Comment #1 by bugzilla — 2023-06-23T08:38:47Z
Looks like the problem is in the argumentMatchParameter function, which doesn't check for scope parameters.
But I'm a bit concerned that changing this may mess up scope inference, which occurs after an overload is selected. Changing this may destabilize the language.
I'm also skeptical of the utility of overloading based on `scope`. Maybe this pattern just doesn't make sense.
Comment #3 by dlang-bugzilla — 2023-06-23T09:20:54Z
But that's a problem with the compiler, not the language, right? There's nothing fundamental stopping someone from writing a D compiler that correctly allows this?
Comment #4 by bugzilla — 2023-06-24T00:26:06Z
(In reply to Vladimir Panteleev from comment #3)
> But that's a problem with the compiler, not the language, right? There's
> nothing fundamental stopping someone from writing a D compiler that
> correctly allows this?
It is a language problem. The dip1000 rules were designed as a layer that adds extra protections. But when they start changing the way overloading works, then they are changing the behavior. At some point, we lose our grip on how the language works.
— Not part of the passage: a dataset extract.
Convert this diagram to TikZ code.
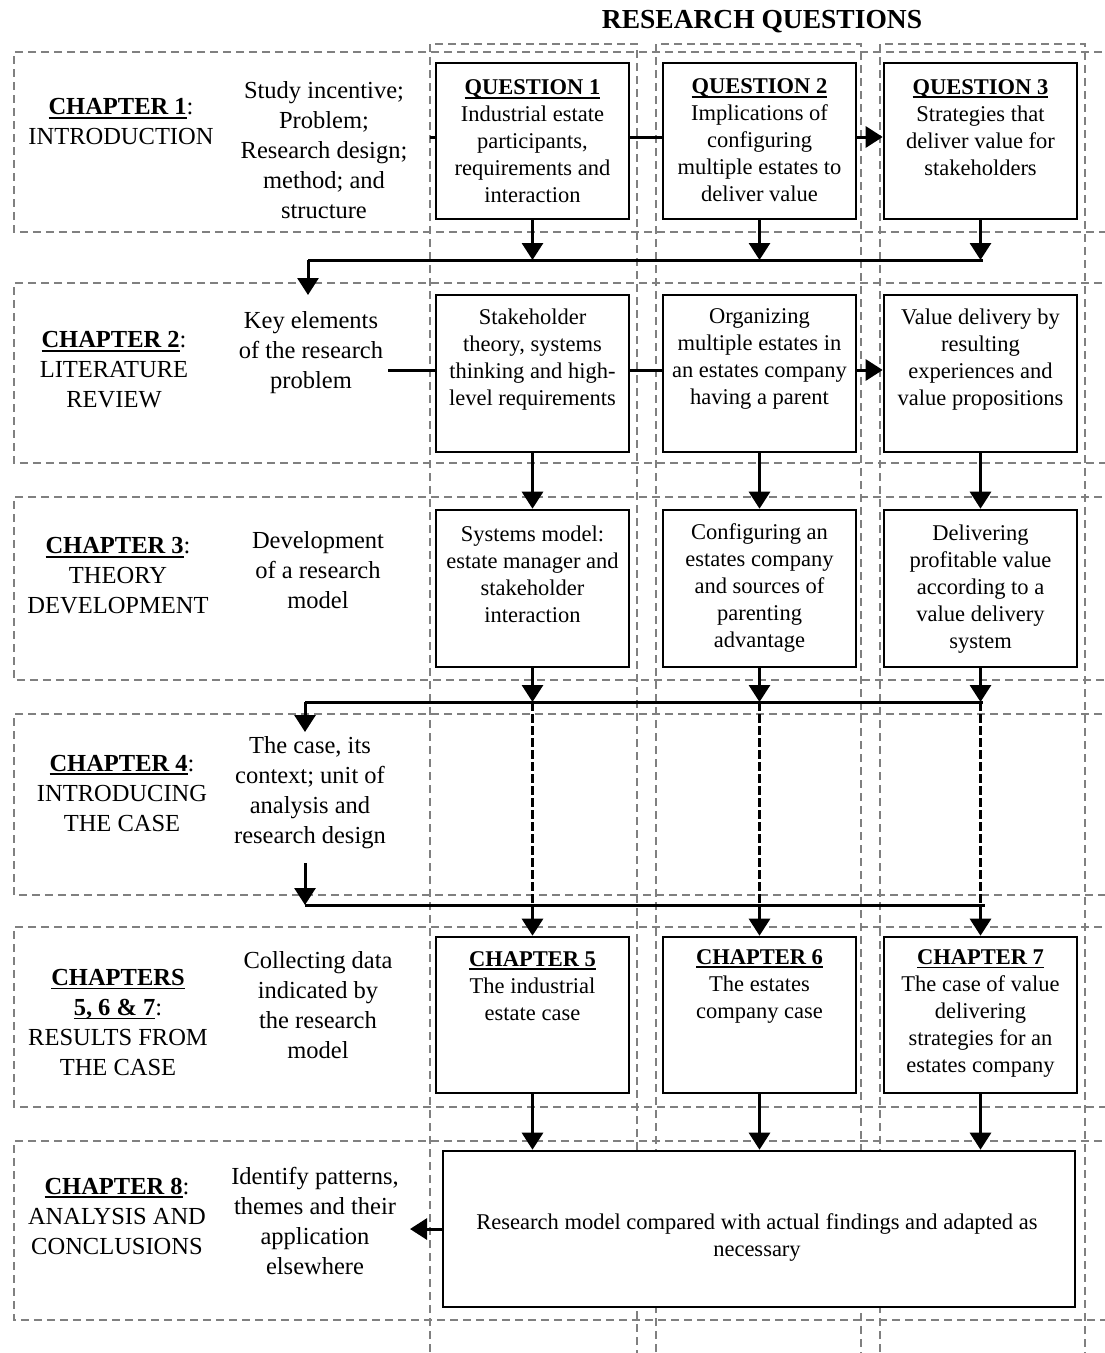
\documentclass[tikz,border=0pt]{standalone}
\usepackage{fontspec}
\setmainfont{Liberation Serif}
\usetikzlibrary{arrows.meta}
% bold text with a firm underline
\newcommand{\ulb}[1]{\leavevmode\setbox0=\hbox{\bfseries #1}\rlap{\rule[-3.8pt]{\wd0}{1.7pt}}\box0}
\begin{document}
\begin{tikzpicture}[x=1pt,y=-1pt,
  lane/.style={draw=black!50, line width=1.7pt, dash pattern=on 8pt off 5pt},
  box/.style={draw, fill=white, line width=2.6pt, minimum width=193pt, inner sep=0pt},
  flow/.style={line width=3pt, -{Triangle[length=17pt,width=21pt]}},
  link/.style={line width=3pt},
  hint/.style={line width=3pt, dash pattern=on 9pt off 3pt},
  big/.style={font=\fontsize{24.5}{30}\selectfont, align=center},
  small/.style={font=\fontsize{22.5}{27}\selectfont, align=center},
  title/.style={font=\fontsize{27.5}{33}\selectfont\bfseries}
]
\useasboundingbox (0,0) rectangle (1105,1353);
\clip (0,0) rectangle (1105,1353);

% chapter bands
\foreach \t/\b in {52/232, 283/463, 497/680, 714/895, 927/1107, 1141/1320}{
  \draw[lane] (1115,\t) -- (14,\t) -- (14,\b) -- (1115,\b);
}
% research question columns
\foreach \l/\r in {430/637, 656/861, 880/1085}{
  \draw[lane] (\l,1365) -- (\l,44) -- (\r,44) -- (\r,1365);
}

\node[title] (rq) at (762,22) {RESEARCH QUESTIONS};

% ---- boxes
\node[box, minimum height=156pt] (q1) at (532.5,141) {};
\node[box, minimum height=156pt] (q2) at (759.5,141) {};
\node[box, minimum height=156pt] (q3) at (980.5,141) {};
\node[box, minimum height=157pt] (b2a) at (532.5,373.5) {};
\node[box, minimum height=157pt] (b2b) at (759.5,373.5) {};
\node[box, minimum height=157pt] (b2c) at (980.5,373.5) {};
\node[box, minimum height=157pt] (b3a) at (532.5,588.5) {};
\node[box, minimum height=157pt] (b3b) at (759.5,588.5) {};
\node[box, minimum height=157pt] (b3c) at (980.5,588.5) {};
\node[box, minimum height=156pt] (b5a) at (532.5,1015) {};
\node[box, minimum height=156pt] (b5b) at (759.5,1015) {};
\node[box, minimum height=156pt] (b5c) at (980.5,1015) {};
\node[box, minimum width=632pt, minimum height=156pt] (fin) at (759,1229) {};

% ---- chapter 1
\node[big] (c1) at (121,122) {\ulb{CHAPTER 1}:\\INTRODUCTION};
\node[big] (d1) at (324,150) {Study incentive;\\Problem;\\Research design;\\method; and\\structure};
\node[small] (t1a) at (532.5,141.5) {\ulb{QUESTION 1}\\Industrial estate\\participants,\\requirements and\\interaction};
\node[small] (t1b) at (759.5,140.5) {\ulb{QUESTION 2}\\Implications of\\configuring\\multiple estates to\\deliver value};
\node[small] (t1c) at (980.5,127.5) {\ulb{QUESTION 3}\\Strategies that\\deliver value for\\stakeholders};

% ---- chapter 2
\node[big] (c2) at (114,370) {\ulb{CHAPTER 2}:\\LITERATURE\\REVIEW};
\node[big] (d2) at (311,353) {Key elements\\of the research\\problem};
\node[small] (t2a) at (532.5,360) {Stakeholder\\theory, systems\\thinking and high-\\level requirements};
\node[small] (t2b) at (759.5,359) {Organizing\\multiple estates in\\an estates company\\having a parent};
\node[small] (t2c) at (980.5,360) {Value delivery by\\resulting\\experiences and\\value propositions};

% ---- chapter 3
\node[big] (c3) at (118,576) {\ulb{CHAPTER 3}:\\THEORY\\DEVELOPMENT};
\node[big] (d3) at (318,570) {Development\\of a research\\model};
\node[small] (t3a) at (532.5,574) {Systems model:\\estate manager and\\stakeholder\\interaction};
\node[small] (t3b) at (759.5,587.5) {Configuring an\\estates company\\and sources of\\parenting\\advantage};
\node[small] (t3c) at (980.5,589) {Delivering\\profitable value\\according to a\\value delivery\\system};

% ---- chapter 4
\node[big] (c4) at (122,793) {\ulb{CHAPTER 4}:\\INTRODUCING\\THE CASE};
\node[big] (d4) at (310,793) {The case, its\\context; unit of\\analysis and\\research design};

% ---- chapters 5, 6 & 7
\node[big] (c5) at (118,1022.5) {\ulb{CHAPTERS}\\\ulb{5, 6 \& 7}:\\RESULTS FROM\\THE CASE};
\node[big] (d5) at (318,1005.5) {Collecting data\\indicated by\\the research\\model};
\node[small] (t5a) at (532.5,986) {\ulb{CHAPTER 5}\\The industrial\\estate case};
\node[small] (t5b) at (759.5,986) {\ulb{CHAPTER 6}\\The estates\\company case};
\node[small] (t5c) at (980.5,1013.5) {\ulb{CHAPTER 7}\\The case of value\\delivering\\strategies for an\\estates company};

% ---- chapter 8
\node[big] (c6) at (117,1216) {\ulb{CHAPTER 8}:\\ANALYSIS AND\\CONCLUSIONS};
\node[big] (d6) at (315,1221) {Identify patterns,\\themes and their\\application\\elsewhere};
\node[small] (t6) at (757,1237) {Research model compared with actual findings and adapted as\\necessary};

% ---- connectors: row 1
\coordinate (s1) at (430,137);
\draw[link] (s1) -- (s1 -| q1.west);
\draw[link] (s1 -| q1.east) -- (s1 -| q2.west);
\draw[flow] (s1 -| q2.east) -- (s1 -| q3.west);
\coordinate (j1) at (308,260);
\coordinate (j1e) at (983,260);
\coordinate (e2) at (308,295);
\foreach \n in {q1,q2,q3} \draw[flow] (\n.south) -- (\n.south |- j1);
\draw[link] (j1) -- (j1e);
\draw[flow] (j1) -- (e2);

% row 2
\coordinate (s2) at (388,370);
\draw[link] (s2) -- (s2 -| b2a.west);
\draw[link] (s2 -| b2a.east) -- (s2 -| b2b.west);
\draw[flow] (s2 -| b2b.east) -- (s2 -| b2c.west);
\draw[flow] (b2a.south) -- (b3a.north);
\draw[flow] (b2b.south) -- (b3b.north);
\draw[flow] (b2c.south) -- (b3c.north);

% row 3 to the case and on to the results
\coordinate (j3) at (305,702);
\coordinate (j3e) at (983,702);
\coordinate (e4) at (305,732);
\coordinate (k4) at (305,863);
\coordinate (j4) at (305,905);
\coordinate (j4e) at (985,905);
\foreach \n in {b3a,b3b,b3c} \draw[flow] (\n.south) -- (\n.south |- j3);
\draw[link] (j3) -- (j3e);
\draw[flow] (j3) -- (e4);
\foreach \n in {b3a,b3b,b3c} \draw[hint] (\n.south |- j3) -- (\n.south |- j4);
\draw[flow] (k4) -- (j4);
\draw[link] (j4) -- (j4e);
\foreach \n in {b5a,b5b,b5c} \draw[flow] (\n.north |- j4) -- (\n.north);

% results to the analysis
\foreach \n in {b5a,b5b,b5c} \draw[flow] (\n.south) -- (\n.south |- fin.north);
\coordinate (e6) at (410,1229);
\draw[flow] (fin.west) -- (e6);
\end{tikzpicture}
\end{document}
This is especially true since the language allows inference of scope attributes. When does the inference happen, and how does that interact with overloading?
I really hate to get lost in a swamp over this. When we designed 'alias this', we wound up lost in a swamp of having little idea how to resolve interactions with other features in a principled way. It worked fine in isolation, but not when mixed with inheritance.
Comment #5 by bugzilla — 2023-06-24T00:27:21Z
I was going to mark it an 'Enhancement', but looks like you've already done so. We seem to be in at least some agreement!
Comment #6 by dlang-bugzilla — 2023-06-24T16:05:28Z
I don't think there is any disagreement at all. Thank you for the explanation, that's very interesting.
FWIW, I tried using scope overloads to solve the "function which only sometimes needs to make a copy" problem. The scope overload needs to call .dup, but the non-scope overload never needs to call .dup, because lack of scope implies infinite lifetime.